A few months ago I came across a post where a black man was thanking his wife for her strength. He posted a picture of his wife, tired and laying with their children. As he was thanking her, he also spoke on how he “tested” her strength with his behavior. He spoke on how he was immature, cheating, and disrespectful to her. Testing to see if she was “strong enough” for him. He concluded by saying that after all of his antics was over, he came to the realization that she wouldn’t fold. He stated that he realized her strength all along, and discovered a newfound appreciation for her. After she was broken down by him and his childish behavior, she persistently tolerated him and endured. She consistently forgave him. She still remained strong for both him and their children. While many would probably see this as an act of transparency and courage for a man admit to his own destructive behavior; what I saw was a pathology exposed in male behavior I have encountered many times myself.
I remember asking myself after I read his post: What made him question her strength in the first place? What gave him the authority to even test her strength via abusive and destructive behavior? What would of happened if she didn’t tolerate his behavior? What would be the judgement? I had to ask myself, do many men feel the same that exhibits similar abusive, disrespectful, and cheating behavior? Is a black woman’s strength only measured through her tolerance of such abusive behavior from a man? Is empathy to her pain not enough for a man to change his own behavior? Is the honor to exhibit a healthy character not enough for him to just be…… good? Could he have found the strength to change his own behavior without enacting pain on another? What if he never drew this conclusion? Would his behavior persist? Especially towards a woman he claims to love?

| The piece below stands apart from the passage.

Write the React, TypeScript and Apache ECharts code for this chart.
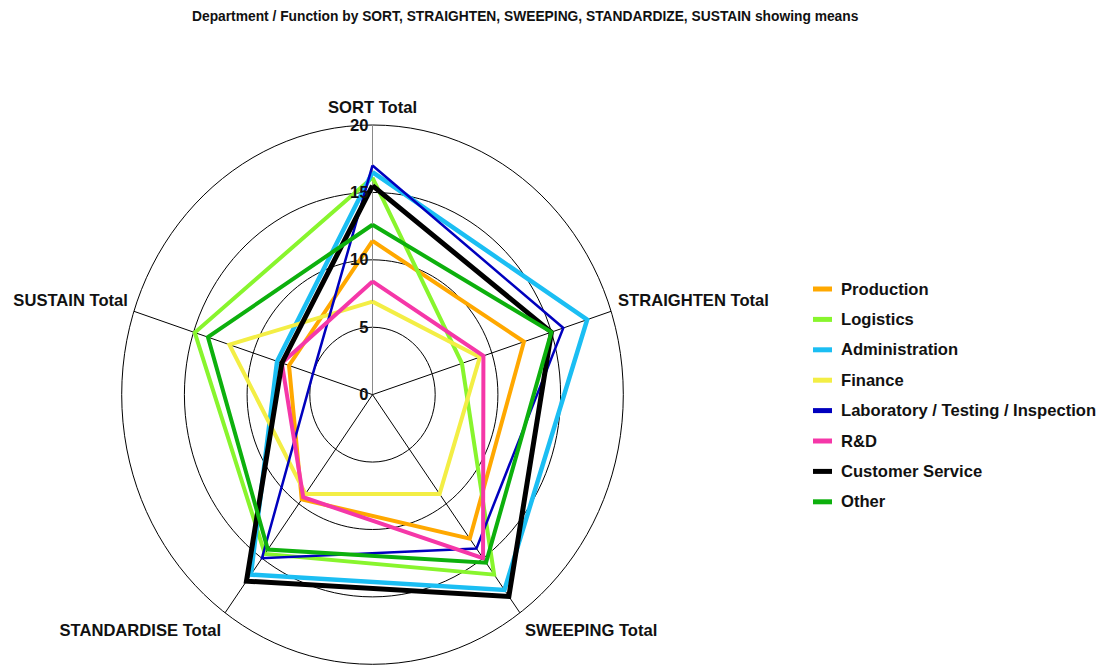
import React, { useEffect, useRef } from "react";
import * as echarts from "echarts";

// ---------- data ----------
const chartTitle =
  "Department / Function by SORT, STRAIGHTEN, SWEEPING, STANDARDIZE, SUSTAIN showing means";
const axisNames = [
  "SORT Total",
  "STRAIGHTEN Total",
  "SWEEPING Total",
  "STANDARDISE Total",
  "SUSTAIN Total",
];
const departments = [
  "Production",
  "Logistics",
  "Administration",
  "Finance",
  "Laboratory / Testing / Inspection",
  "R&D",
  "Customer Service",
  "Other",
];
const production = [11.4, 12.7, 13.2, 9.6, 7.0];
const logistics = [16.1, 7.5, 16.5, 14.6, 14.9];
const administration = [16.5, 18.0, 17.9, 16.5, 8.0];
const finance = [6.9, 9.0, 9.1, 9.1, 12.0];
const laboratory = [17.0, 16.0, 14.1, 15.0, 5.0];
const rnd = [8.4, 9.3, 15.0, 9.4, 7.6];
const customerService = [15.5, 15.0, 18.5, 17.1, 7.6];
const other = [12.6, 15.0, 15.4, 14.2, 13.8];
const departmentValues = [
  production,
  logistics,
  administration,
  finance,
  laboratory,
  rnd,
  customerService,
  other,
];
const gridLevels = [5, 10, 15, 20];
const tickLabels = ["0", "5", "10", "15", "20"];
const tickValues = [0, 5, 10, 15, 20];
const axisMax = 20;

// ---------- styles ----------
const colors = [
  "#FFA800",
  "#88F52D",
  "#1BBEF3",
  "#F3EE45",
  "#0000BE",
  "#F537A8",
  "#000000",
  "#0DB00D",
];
const lineWidths = [4, 4, 4.5, 4, 2.5, 4, 5, 4];
const FONT = '"Liberation Sans", Arial, Helvetica, sans-serif';
const LABEL_SIZE = 16.6;
const nameLayout = [
  { dx: 0, dy: -18, align: "center" },
  { dx: 7, dy: -11, align: "left" },
  { dx: 5, dy: 18, align: "left" },
  { dx: -4, dy: 18, align: "right" },
  { dx: -6, dy: -11, align: "right" },
];

const angleOf = (i: number) => ((90 - (360 / axisNames.length) * i) * Math.PI) / 180;
const toXY = (v: number, i: number) => [v * Math.cos(angleOf(i)), v * Math.sin(angleOf(i))];

export default function App() {
  const ref = useRef<HTMLDivElement>(null);
  useEffect(() => {
    if (!ref.current) return;
    const chart = echarts.init(ref.current, null, { renderer: "svg" });

    const lineSeries = departments.map((name, k) => {
      const vals = departmentValues[k];
      const pts = vals.map((v, i) => toXY(v, i));
      pts.push(pts[0]);
      return {
        name,
        type: "line",
        data: pts,
        symbol: "none",
        z: 3,
        silent: true,
        itemStyle: { color: colors[k] },
        lineStyle: { color: colors[k], width: lineWidths[k], join: "miter" },
        emphasis: { disabled: true },
      };
    });

    const option: any = {
      animation: false,
      backgroundColor: "#ffffff",
      title: {
        text: chartTitle,
        left: 192,
        top: 9,
        padding: 0,
        textStyle: { fontSize: 13.8, fontWeight: "bold", color: "#111", fontFamily: FONT },
      },
      legend: {
        orient: "vertical",
        left: 813,
        top: 279,
        padding: 0,
        icon: "rect",
        itemWidth: 19,
        itemHeight: 5,
        itemGap: 10.4,
        selectedMode: false,
        data: departments,
        textStyle: {
          fontSize: LABEL_SIZE,
          fontWeight: "bold",
          color: "#111",
          fontFamily: FONT,
          lineHeight: 20,
          padding: [0, 0, 0, 4],
        },
      },
      grid: {
        left: 121.7,
        top: 125,
        width: 501.6,
        height: 539.3,
        containLabel: false,
        outerBoundsMode: "none",
      },
      xAxis: {
        type: "value",
        min: -axisMax,
        max: axisMax,
        show: false,
      },
      yAxis: {
        type: "value",
        min: -axisMax,
        max: axisMax,
        show: false,
      },
      series: [
        {
          type: "custom",
          z: 1,
          silent: true,
          clip: false,
          data: gridLevels.map((r) => [r, 0]),
          renderItem: (params: any, api: any) => {
            const r = api.value(0);
            const c = api.coord([0, 0]);
            const s = api.size([r, r]);
            return {
              type: "ellipse",
              shape: { cx: c[0], cy: c[1], rx: s[0], ry: s[1] },
              style: { fill: "none", stroke: "#000", lineWidth: 1 },
            };
          },
        },
        {
          type: "custom",
          z: 1,
          silent: true,
          clip: false,
          data: axisNames.map(() => [0, 0]),
          renderItem: (params: any, api: any) => {
            const i = params.dataIndex;
            const c = api.coord([0, 0]);
            const e = api.coord(toXY(axisMax, i));
            const lay = nameLayout[i];
            return {
              type: "group",
              children: [
                {
                  type: "line",
                  shape: { x1: c[0], y1: c[1], x2: e[0], y2: e[1] },
                  style: { stroke: i === 0 ? "#8a8a8a" : "#000", lineWidth: 1 },
                },
                {
                  type: "text",
                  style: {
                    x: e[0] + lay.dx,
                    y: e[1] + lay.dy,
                    text: axisNames[i],
                    fill: "#111",
                    font: `bold ${LABEL_SIZE}px ${FONT}`,
                    align: lay.align,
                    verticalAlign: "middle",
                  },
                },
              ],
            };
          },
        },
        ...lineSeries,
        {
          type: "custom",
          z: 10,
          silent: true,
          clip: false,
          data: tickValues.map((v) => [0, v]),
          renderItem: (params: any, api: any) => {
            const p = api.coord([0, api.value(1)]);
            return {
              type: "text",
              style: {
                x: p[0] - 4,
                y: p[1],
                text: tickLabels[params.dataIndex],
                fill: "#111",
                font: `bold ${LABEL_SIZE}px ${FONT}`,
                align: "right",
                verticalAlign: "middle",
              },
            };
          },
        },
      ],
    };
    chart.setOption(option);
    return () => chart.dispose();
  }, []);
  return (
    <div
      ref={ref}
      style={{ position: "fixed", left: 0, top: 0, width: 1108, height: 666 }}
    />
  );
}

Is this even Love?
I can recall my own experiences with physical and emotional abuse from the men I loved. Often the response to such abuse from others would be, “well at least it made you stronger and wiser?”. I have to ask myself, “Was I not ALREADY strong?”. Who determines one’s strength? To experience life as a black girl, I have already been tested throughout my childhood. Life lessons have also taught me. Even those not involving a man. Many black girls have experienced much trauma, loss, and abuse. Prior to even becoming an adult, and surely before even becoming lover. Prior to dating any man, I was already strong, determined, and self-sufficient. My experiences in my childhood, the lessons I learned from my mother, and others around me taught me many lessons. I was prepared as a young woman to face the challenges of Life. To play the cards life has dealt me. Why would a man feel he needs to further test my strength? Or the strength of any black woman? Who gave him the authority? Would the same be said if I exhibited the same behavior to test the strength of a man? Would he continuously endure or fold? Would he even stay?
Growing up a black girl… I knew at a young age, I had to be braver. I had to be more resilient. I had to be wiser. I had to be stronger. I had to be more determined. I had to be more ambitious….. just to win. After every lesson from my failed relationships, I had to find ways to build myself up. I was continuously broken down and disappointed. Many times I had to do this on my own. Interesting how the man I spoke of, had a woman to stick around. I often found myself alone, broken, and wounded. Could a man be just as strong for me? Experience taught me otherwise: “A man has always wanted to lay me down, but he never wanted to pick me up.”
– Eartha Kitt
Perhaps the man who thanked his wife could be honest, if he had the courage. His wife is possibly STRONGER than him. Was his behavior a justified test? Or possible resentment? Possibly envy or intimidation? Was it an excuse for why he didn’t have the courage…. to just change on his own? What is most obvious to me is: he mistreated her, simply because HE CHOSE TO. The same reason we do anything in Life. We make choices.
I remember last year, I thanked an ex-lover for the lessons I learned from my heart break. I remember he excused his behavior towards me. “Tanisha, I was broken”, he told me. Did he know when I met him, my heart was already broken? Yet, I still loved him. I still gave him what he desired. I didn’t want to break him. Because I knew what it felt to be broken. Was I weak? Was I foolish? Was I stronger than him? Sometimes it takes more courage to Love, while broken. Look at me now. I’m still here. Am I not already strong, or just STRONGER?
There’s a saying: “what doesn’t kill you, makes you stronger”. I can recount the many times I thought death was the only option to the pain I was enduring. The many times I thought giving up was the only way for me to avoid the battles that I faced. But I never gave up. I never gave in. I remained brave. I remained optimistic. I remained courageous. I remained strong. For me. What I learned is….. everything that once tried to kill me, only made me STRONGER. Not because I needed to be tested. But because I always believed in my own strength.